Definition:Insurance startup
🚀 Insurance startup describes a newly formed company entering the insurance industry with a novel business model, technology-driven approach, or differentiated product offering that challenges established carriers, intermediaries, or service providers. These ventures span a broad spectrum: some operate as full-stack carriers holding their own licenses and assuming underwriting risk, while others function as MGAs, digital brokers, or technology platforms that partner with existing carriers through delegated authority or white-label arrangements. The modern wave of insurance startups — frequently labeled insurtechs — accelerated from around 2015, fueled by venture capital, advances in artificial intelligence and cloud computing, and growing consumer expectations for seamless digital experiences.
🔧 Launching an insurance startup involves navigating a uniquely complex set of challenges that distinguish the sector from most other technology verticals. Obtaining or partnering around the necessary regulatory licenses is often the first hurdle — full-stack carriers must satisfy capital requirements imposed by bodies such as the NAIC in the United States, the PRA in the United Kingdom, or local regulators across Asia and Europe.
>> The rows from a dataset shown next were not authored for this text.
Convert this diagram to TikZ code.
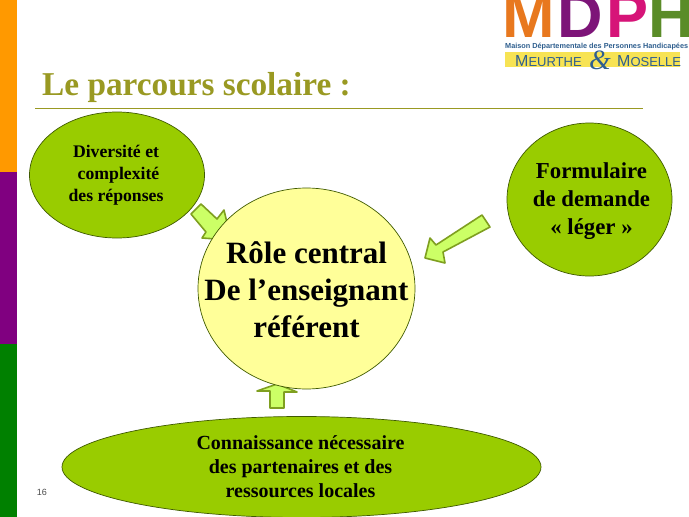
\documentclass[tikz,border=0pt]{standalone}
\usepackage{fontspec}
\setmainfont{Liberation Serif}
\setsansfont{Liberation Sans}
\usetikzlibrary{shapes.geometric}
\definecolor{barorange}{HTML}{FF9900}
\definecolor{barpurple}{HTML}{800080}
\definecolor{bargreen}{HTML}{008000}
\definecolor{titleolive}{HTML}{999922}
\definecolor{bubblegreen}{HTML}{99CC00}
\definecolor{bubbleedge}{HTML}{3F5A00}
\definecolor{corefill}{HTML}{FFFF99}
\definecolor{arrowfill}{HTML}{CCFF66}
\definecolor{arrowedge}{HTML}{7F9F20}
\definecolor{logoblue}{HTML}{2F5F8F}
\definecolor{logoband}{HTML}{F7E354}
\tikzset{
  bubble/.style={ellipse, draw=bubbleedge, line width=0.7pt, fill=bubblegreen, inner sep=0pt},
  bubbletext/.style={inner sep=0pt, align=center},
  blockarrow/.style={draw=arrowedge, line width=1.6pt, fill=arrowfill, line join=round},
  logoletter/.style={inner sep=0pt, anchor=base west, font=\sffamily\bfseries\fontsize{63}{63}\selectfont}
}
\begin{document}
\begin{tikzpicture}[x=1pt, y=-1pt]
  \useasboundingbox (0,0) rectangle (689,517);
  \fill[white] (0,0) rectangle (689,517);
  % side bars
  \fill[barorange] (0,0) rectangle (17,172);
  \fill[barpurple] (0,172) rectangle (17,344);
  \fill[bargreen] (0,344) rectangle (17,517);
  % logo
  \node[logoletter, text={rgb,255:red,232;green,120;blue,30}] (letterM) at (502,37) {M};
  \node[logoletter, text={rgb,255:red,125;green,20;blue,120}] (letterD) at (557,37) {D};
  \node[logoletter, text={rgb,255:red,214;green,20;blue,120}] (letterP) at (606,37) {P};
  \node[logoletter, text={rgb,255:red,90;green,140;blue,40}] (letterH) at (648,37) {H};
  \node[inner sep=0pt, text=logoblue, anchor=base west, font=\sffamily\bfseries\fontsize{7.3}{8}\selectfont] (logoline) at (505,48) {Maison Départementale des Personnes Handicapées};
  \fill[logoband] (505,52) rectangle (680,67);
  \node[inner sep=0pt, text=logoblue, anchor=base west, font=\sffamily\fontsize{16}{16}\selectfont] (logoleft) at (515,66) {M\fontsize{13}{16}\selectfont EURTHE};
  \node[inner sep=0pt, text=logoblue, anchor=base, font=\itshape\fontsize{28}{28}\selectfont] (logoamp) at (600,69) {\&};
  \node[inner sep=0pt, text=logoblue, anchor=base west, font=\sffamily\fontsize{16}{16}\selectfont] (logoright) at (617,66) {M\fontsize{13}{16}\selectfont OSELLE};
  % title
  \node[inner sep=0pt, anchor=base west, text=titleolive, font=\bfseries\fontsize{33.3}{36}\selectfont] (title) at (42,95) {Le parcours scolaire :};
  \draw[titleolive, line width=1pt] (35,108) -- (643,108);
  \node[inner sep=0pt, font=\sffamily\fontsize{9}{10}\selectfont, text=black!70] (pagenum) at (42,492) {16};
  % arrows
  \draw[blockarrow] (201,204) -- (217,219) -- (224,210) -- (231,240) -- (202,238) -- (206,232) -- (191,214) -- cycle;
  \draw[blockarrow] (482,215) -- (490,227) -- (443,252) -- (445,263) -- (425,258) -- (430,238) -- (436,245) -- cycle;
  \draw[blockarrow] (270,391) -- (257,391) -- (277,384) -- (297,392) -- (284,392) -- (284,408) -- (270,408) -- cycle;
  % bubbles
  \node[bubble, minimum width=217pt, minimum height=201pt, fill=corefill] (core) at (306.5,288.5) {};
  \node[bubbletext, font=\bfseries\fontsize{31}{37}\selectfont] (coretext) at (306.5,290) {Rôle central\\De l’enseignant\\référent};
  \node[bubble, minimum width=175pt, minimum height=126pt] (diversite) at (117,175) {};
  \node[bubbletext, font=\bfseries\fontsize{17.7}{22}\selectfont] (diversitetext) at (116,175.5) {Diversité et\\\hspace*{5pt}complexité\\des réponses};
  \node[bubble, minimum width=165pt, minimum height=153pt] (formulaire) at (589.5,199.5) {};
  \node[bubbletext, font=\bfseries\fontsize{22.8}{28}\selectfont] (formulairetext) at (591.5,201) {Formulaire\\de demande\\« léger »};
  \node[bubble, minimum width=479pt, minimum height=101pt] (connaissance) at (301.5,467) {};
  \node[bubbletext, font=\bfseries\fontsize{20}{24}\selectfont] (connaissancetext) at (300.5,467) {Connaissance nécessaire\\des partenaires et des\\ressources locales};
\end{tikzpicture}
\end{document}
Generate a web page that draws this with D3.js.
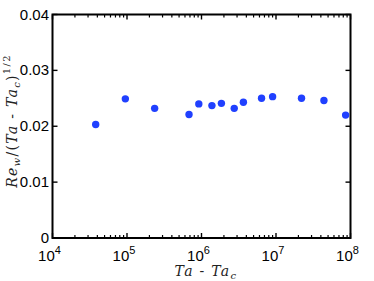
<!DOCTYPE html>
<html>
<head>
<meta charset="utf-8">
<script src="https://cdn.jsdelivr.net/npm/d3@7"></script>
<style>
body { margin: 0; background: #fff; }
svg { display: block; }
.tick-label { font-family: 'Liberation Sans', Arial, sans-serif; font-size: 15px; fill: #000; }
.axis-title { font-family: 'DejaVu Serif', 'Liberation Serif', serif; font-style: italic; font-size: 14px; fill: #222; letter-spacing: 1.3px; }
</style>
</head>
<body>
<div id="plot"></div>
<script>
// Ta - Ta_c values and Re_w/(Ta - Ta_c)^(1/2)
var taDiff = [3.8e4, 9.5e4, 2.35e5, 6.8e5, 9.2e5, 1.38e6, 1.85e6, 2.75e6, 3.65e6, 6.4e6, 9.0e6, 2.2e7, 4.4e7, 8.6e7];
var reRatio = [0.0203, 0.0249, 0.0232, 0.0221, 0.0240, 0.0237, 0.0241, 0.0232, 0.0243, 0.0250, 0.0253, 0.0250, 0.0246, 0.0220];
var xTicks = [1e4, 1e5, 1e6, 1e7, 1e8];
var xTickExp = ["4", "5", "6", "7", "8"];
var yTicks = [0, 0.01, 0.02, 0.03, 0.04];
var yTickLabels = ["0", "0.01", "0.02", "0.03", "0.04"];

var width = 374, height = 281;
var pLeft = 52.5, pRight = 350.5, pTop = 14.5, pBottom = 238;

var svg = d3.select("#plot").append("svg")
  .attr("width", width).attr("height", height);

var x = d3.scaleLog().domain([1e4, 1e8]).range([pLeft, pRight]);
var y = d3.scaleLinear().domain([0, 0.04]).range([pBottom, pTop]);

// minor ticks for the log axis
var minor = [];
for (var e = 4; e < 8; e++) {
  for (var m = 2; m <= 9; m++) minor.push(m * Math.pow(10, e));
}

var g = svg.append("g").attr("stroke", "#000").attr("fill", "none");

// x ticks bottom and top (inward)
xTicks.forEach(function (t) {
  g.append("line").attr("x1", x(t)).attr("x2", x(t)).attr("y1", pBottom).attr("y2", pBottom - 5).attr("stroke-width", 1.4);
  g.append("line").attr("x1", x(t)).attr("x2", x(t)).attr("y1", pTop).attr("y2", pTop + 5).attr("stroke-width", 1.4);
});
minor.forEach(function (t) {
  g.append("line").attr("x1", x(t)).attr("x2", x(t)).attr("y1", pBottom).attr("y2", pBottom - 3).attr("stroke-width", 1.2);
  g.append("line").attr("x1", x(t)).attr("x2", x(t)).attr("y1", pTop).attr("y2", pTop + 3).attr("stroke-width", 1.2);
});
// y ticks left and right (inward)
yTicks.forEach(function (t) {
  g.append("line").attr("x1", pLeft).attr("x2", pLeft + 5).attr("y1", y(t)).attr("y2", y(t)).attr("stroke-width", 1.4);
  g.append("line").attr("x1", pRight).attr("x2", pRight - 5).attr("y1", y(t)).attr("y2", y(t)).attr("stroke-width", 1.4);
});

// frame
g.append("rect").attr("x", pLeft).attr("y", pTop)
  .attr("width", pRight - pLeft).attr("height", pBottom - pTop)
  .attr("stroke-width", 2);

// y axis title (drawn under the tick labels)
var yt = svg.append("text").attr("class", "axis-title")
  .attr("transform", "translate(17," + 121 + ") rotate(-90)")
  .attr("text-anchor", "middle");
yt.append("tspan").text("Re");
yt.append("tspan").attr("dy", 3).attr("font-size", "10px").text("w");
yt.append("tspan").attr("dy", -3).attr("font-style", "normal").text("/(");
yt.append("tspan").text("Ta");
yt.append("tspan").attr("font-style", "normal").text(" - ");
yt.append("tspan").text("Ta");
yt.append("tspan").attr("dy", 3).attr("font-size", "10px").text("c");
yt.append("tspan").attr("dy", -3).attr("font-style", "normal").text(")");
yt.append("tspan").attr("dy", -7).attr("font-size", "10px").attr("font-style", "normal").text("1/2");

// y tick labels
svg.selectAll("text.ylab").data(yTicks).enter().append("text")
  .attr("class", "tick-label ylab")
  .attr("x", pLeft - 3.5).attr("y", d => y(d) + 5)
  .attr("text-anchor", "end")
  .text((d, i) => yTickLabels[i]);

// x tick labels 10^n
xTicks.forEach(function (t, i) {
  var tx = svg.append("text").attr("class", "tick-label")
    .attr("x", x(t) - 3).attr("y", 261).attr("text-anchor", "middle");
  tx.append("tspan").text("10");
  tx.append("tspan").attr("dy", -7).attr("font-size", "11px").text(xTickExp[i]);
});

// points
svg.selectAll("circle").data(taDiff).enter().append("circle")
  .attr("cx", d => x(d))
  .attr("cy", (d, i) => y(reRatio[i]))
  .attr("r", 3.7)
  .attr("fill", "#2040ff");

// x axis title
var xt = svg.append("text").attr("class", "axis-title")
  .attr("x", 206).attr("y", 276).attr("text-anchor", "middle");
xt.append("tspan").text("Ta");
xt.append("tspan").attr("font-style", "normal").text(" - ");
xt.append("tspan").text("Ta");
xt.append("tspan").attr("dy", 3).attr("font-size", "10px").text("c");
</script>
</body>
</html>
Many startups instead adopt an MGA model, leveraging the balance sheet of an established carrier while retaining control over product design, pricing, distribution, and claims handling. Regardless of structure, startups must demonstrate actuarial soundness, invest in regulatory compliance, and build trust with capacity providers — a dynamic that creates a longer runway to profitability compared to typical software ventures. Funding rounds often need to account for both technology development and the economic realities of insurance loss emergence over multi-year horizons.
💡 The proliferation of insurance startups has reshaped the competitive landscape in meaningful ways, even where individual ventures have struggled to achieve sustained profitability. Incumbents have responded by creating in-house innovation labs, acquiring promising startups, or forming strategic partnerships — a dynamic visible in markets from the United States to China, where digital insurance platforms have reached massive scale. Startups have been particularly influential in areas such as embedded insurance, parametric products, peer-to-peer models, and usage-based auto coverage, pushing the industry toward more granular risk selection and real-time customer engagement. However, the insurance startup ecosystem has also experienced corrections: elevated loss ratios, rising interest rates, and tighter venture capital markets have forced many startups to pivot from growth-at-all-costs strategies toward demonstrating underwriting discipline and a credible path to profitability.